Senate Bill 128 gives a list of criteria to be considered before the state issues permits for interbasin transfers, the controversial but widely used practice of pumping water from one basin and discharging it into another.

Senate Bill 132 states transfers out of the Chickamauga Valley and Lookout Mountain areas "shall be exempt from any restriction or interbasin transfers of water" included in the code.

It's an apparent flip-flop for Mullis, who last year sponsored the failed River Basin Protection Act that specifically included the Tennessee basin and would have imposed similar rules to this year's Bill 128.

Attempts to reach Mullis were unsuccessful Thursday.

The 2011 bill exempting the Tennessee basin was co-authored by Mullis; Sen. Barry Loudermilk, R-Cassville; Sen. Judson Hill, R-Marietta; Sen. Steve Gooch, R-Dahlonega; and Sen. Chip Rogers, R-Woodstock.

Attempts to reach each of the authors were unsuccessful Thursday, and messages left with staff members for Hill and Gooch were not returned. A spokeswoman for Loudermilk said the senator declined to comment Thursday but would discuss the bill next week.

The new water transfer bill contains a list of criteria such as how the transfer will affect water quality in donor and receiving basins that state officials will consider when evaluating transfer permits.

The rules are similar to those the state's Department of Natural Resources adopted in January. However, the proposed bill states the regulations "shall" be considered rather than the DNR's rules' "should" be considered, which environmentalists criticized as being too weak. The department had hoped adopting the criteria would pre-empt the legislators from passing laws similar to the ones proposed this week.

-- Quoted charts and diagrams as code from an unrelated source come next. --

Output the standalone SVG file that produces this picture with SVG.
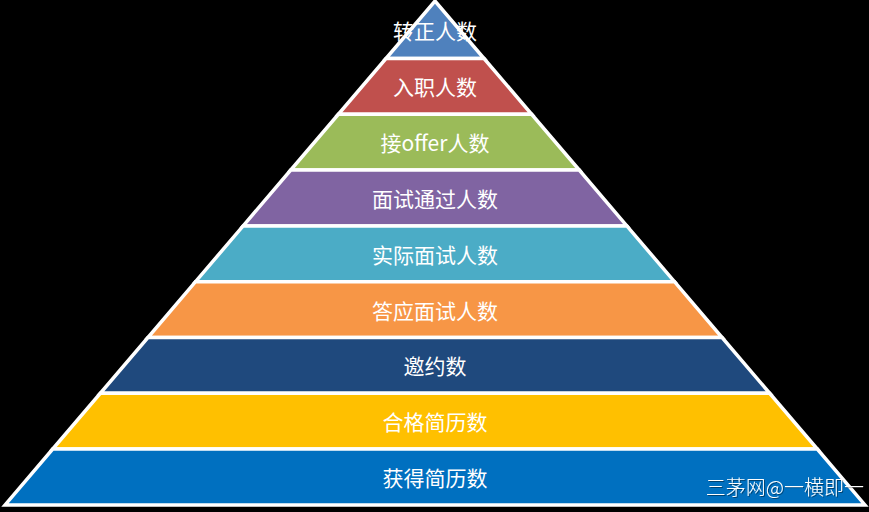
<svg xmlns="http://www.w3.org/2000/svg" width="869" height="512" viewBox="0 0 869 512">
<defs>
<filter id="sh" x="-5%" y="-20%" width="110%" height="140%"><feDropShadow dx="1" dy="1" stdDeviation="0.5" flood-color="#000000" flood-opacity="0.4"/></filter>
</defs>
<style>
.l{stroke:#FFFFFF;stroke-width:3.5;stroke-linejoin:miter}
.t{fill:#FFFFFF;font-family:"Noto Sans CJK SC","Noto Sans",sans-serif;font-size:21px;text-anchor:middle;dominant-baseline:central}
.w{fill:#FFFFFF;font-family:"Noto Sans CJK SC","Noto Sans",sans-serif;font-size:20px;font-weight:300;text-anchor:end;dominant-baseline:central}
</style>
<rect width="869" height="512" fill="#000000"/>
<g id="layer1"><polygon class="l" fill="#4F81BD" points="435,1 484.06,58.5 385.94,58.5"/><text class="t" x="435" y="30">转正人数</text></g>
<g id="layer2"><polygon class="l" fill="#C0504D" points="385.94,58.5 484.06,58.5 531.67,114.3 338.33,114.3"/><text class="t" x="435" y="86.4">入职人数</text></g>
<g id="layer3"><polygon class="l" fill="#9BBB59" points="338.33,114.3 531.67,114.3 579.28,170.1 290.72,170.1"/><text class="t" x="435" y="142.2">接offer人数</text></g>
<g id="layer4"><polygon class="l" fill="#8064A2" points="290.72,170.1 579.28,170.1 626.88,225.9 243.12,225.9"/><text class="t" x="435" y="198">面试通过人数</text></g>
<g id="layer5"><polygon class="l" fill="#4BACC6" points="243.12,225.9 626.88,225.9 674.49,281.7 195.51,281.7"/><text class="t" x="435" y="253.8">实际面试人数</text></g>
<g id="layer6"><polygon class="l" fill="#F79646" points="195.51,281.7 674.49,281.7 722.1,337.5 147.9,337.5"/><text class="t" x="435" y="309.6">答应面试人数</text></g>
<g id="layer7"><polygon class="l" fill="#1F497D" points="147.9,337.5 722.1,337.5 769.71,393.3 100.29,393.3"/><text class="t" x="435" y="365.4">邀约数</text></g>
<g id="layer8"><polygon class="l" fill="#FFC000" points="100.29,393.3 769.71,393.3 817.32,449.1 52.68,449.1"/><text class="t" x="435" y="421.2">合格简历数</text></g>
<g id="layer9"><polygon class="l" fill="#0070C0" points="52.68,449.1 817.32,449.1 864.93,504.9 5.07,504.9"/><text class="t" x="435" y="477">获得简历数</text></g>
<g id="watermark"><text class="w" x="864" y="486" filter="url(#sh)">三茅网@一横即一</text></g>
<g id="connectors"></g>
</svg>
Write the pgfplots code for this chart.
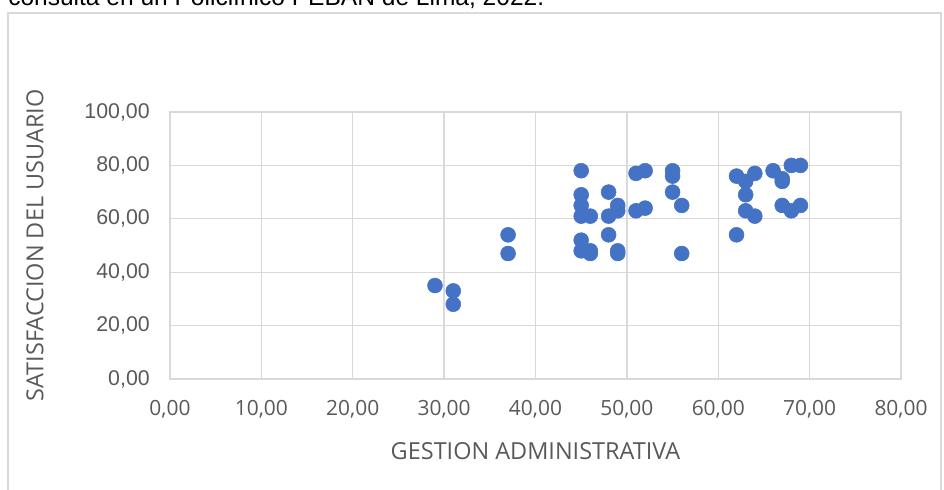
\documentclass[border=0pt]{standalone}
\usepackage{pgfplots}
\pgfplotsset{compat=1.18}
\usepackage{fontspec}
\setmainfont{Liberation Sans}
\newfontfamily\opensans{Open Sans}
\newfontfamily\libsans{Liberation Sans}
\definecolor{ptblue}{HTML}{4472C4}
\definecolor{gridgray}{HTML}{D9D9D9}
\definecolor{txtgray}{HTML}{595959}
\begin{document}
\begin{tikzpicture}
\path[use as bounding box, clip] (0,0) rectangle (708pt,366.75pt);
\node[anchor=base west, inner sep=0pt, font=\libsans\fontsize{18.4}{20}\selectfont] at (6pt,362.5pt) {consulta en un Policlínico PEBAN de Lima, 2022.};
\draw[gridgray, line width=1pt] (6pt,357pt) rectangle (705.75pt,-10pt);
\begin{axis}[
  at={(127.5pt,82.5pt)}, anchor=south west,
  scale only axis, width=548.25pt, height=200.25pt,
  xmin=0, xmax=80, ymin=0, ymax=100,
  xtick={0,10,...,80}, ytick={0,20,...,100},
  xticklabels={{0,00},{10,00},{20,00},{30,00},{40,00},{50,00},{60,00},{70,00},{80,00}},
  yticklabels={{0,00},{20,00},{40,00},{60,00},{80,00},{100,00}},
  xmajorgrids, ymajorgrids,
  grid style={gridgray, line width=1pt},
  axis line style={gridgray, line width=1pt},
  tick style={draw=none},
  xticklabel style={font=\opensans\fontsize{15.7}{18}\selectfont, text=txtgray, anchor=center, inner sep=0pt, yshift=-22.5pt},
  yticklabel style={font=\libsans\fontsize{16}{18}\selectfont, text=txtgray, anchor=east, inner sep=0pt, xshift=-15pt},
  xlabel={GESTION ADMINISTRATIVA},
  ylabel={SATISFACCION DEL USUARIO},
  xlabel style={font=\opensans\fontsize{17.6}{20}\selectfont, text=txtgray, at={(axis description cs:0.5,0)}, anchor=center, inner sep=0pt, yshift=-54pt},
  ylabel style={font=\opensans\fontsize{17.6}{20}\selectfont, text=txtgray, at={(axis description cs:0,0.5)}, anchor=center, inner sep=0pt, rotate=0, yshift=101.25pt},
  clip=false,
]
\addplot[only marks, mark=*, mark size=5.6pt, mark options={fill=ptblue, draw=ptblue}] coordinates {
(29,35) (31,33) (31,28) (37,54) (37,47)
(45,78) (45,69) (45,65) (45,61) (45,52) (45,48)
(46,61) (46,48) (46,47)
(48,70) (48,61) (48,54)
(49,65) (49,63) (49,48) (49,47)
(51,77) (51,63) (52,78) (52,64)
(55,78) (55,76) (55,70) (56,65) (56,47)
(62,76) (62,54) (63,74) (63,69) (63,63) (64,77) (64,61)
(66,78) (67,75) (67,74) (67,65) (68,80) (68,63) (69,80) (69,65)
};
\end{axis}
\end{tikzpicture}
\end{document}
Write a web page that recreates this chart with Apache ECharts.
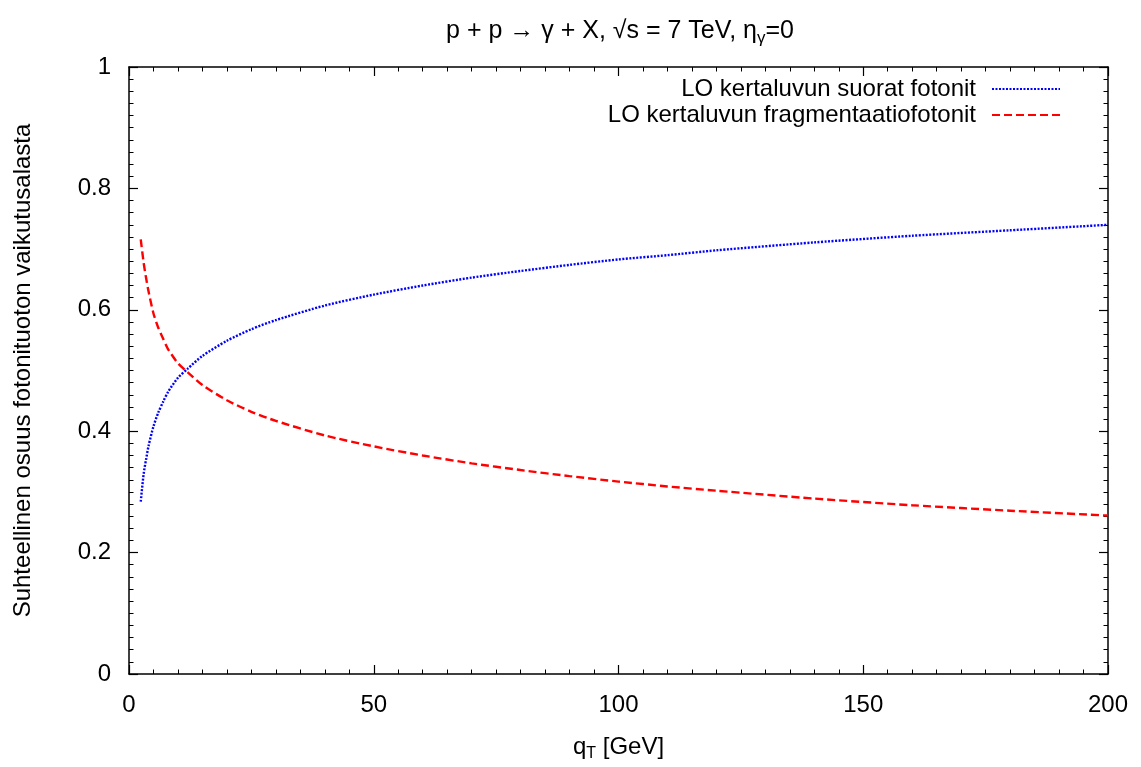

Joe Cook, executive director of the Coosa River Basin Initiative, said he and others support the Senate bills' strong regulations but fault the bill exempting the Tennessee basin.

"What Sen. Mullis' bill does is it exempts transfers from the Tennessee from the very studies that help us make an informed decision," he said. "It's a bad idea for Georgia and a bad idea for Tennessee."

While the new bills were being introduced in Atlanta, members of the Coosa-North Georgia Water Planning Council were in Jasper, Ga., making sure language in their water plan would not put the Tennessee basin "off-limits."

At one point, Water Council Vice Chairman David Ashburn specifically mentioned a water line from the Tennessee basin to Marietta as a hypothetical example. During the council's two-year existence, Ashburn frequently has promoted the idea of pumping water from Lookout, Chattanooga and Chickamauga creeks into a reservoir and south toward Metro Atlanta.

"The Tennessee River won't miss it," Ashburn told the council Wednesday.

Officials with the Tennessee Department of Environment and Conservation said Thursday the agency had not received any request from Georgia but said it could not regulate water on streams that were in Georgia.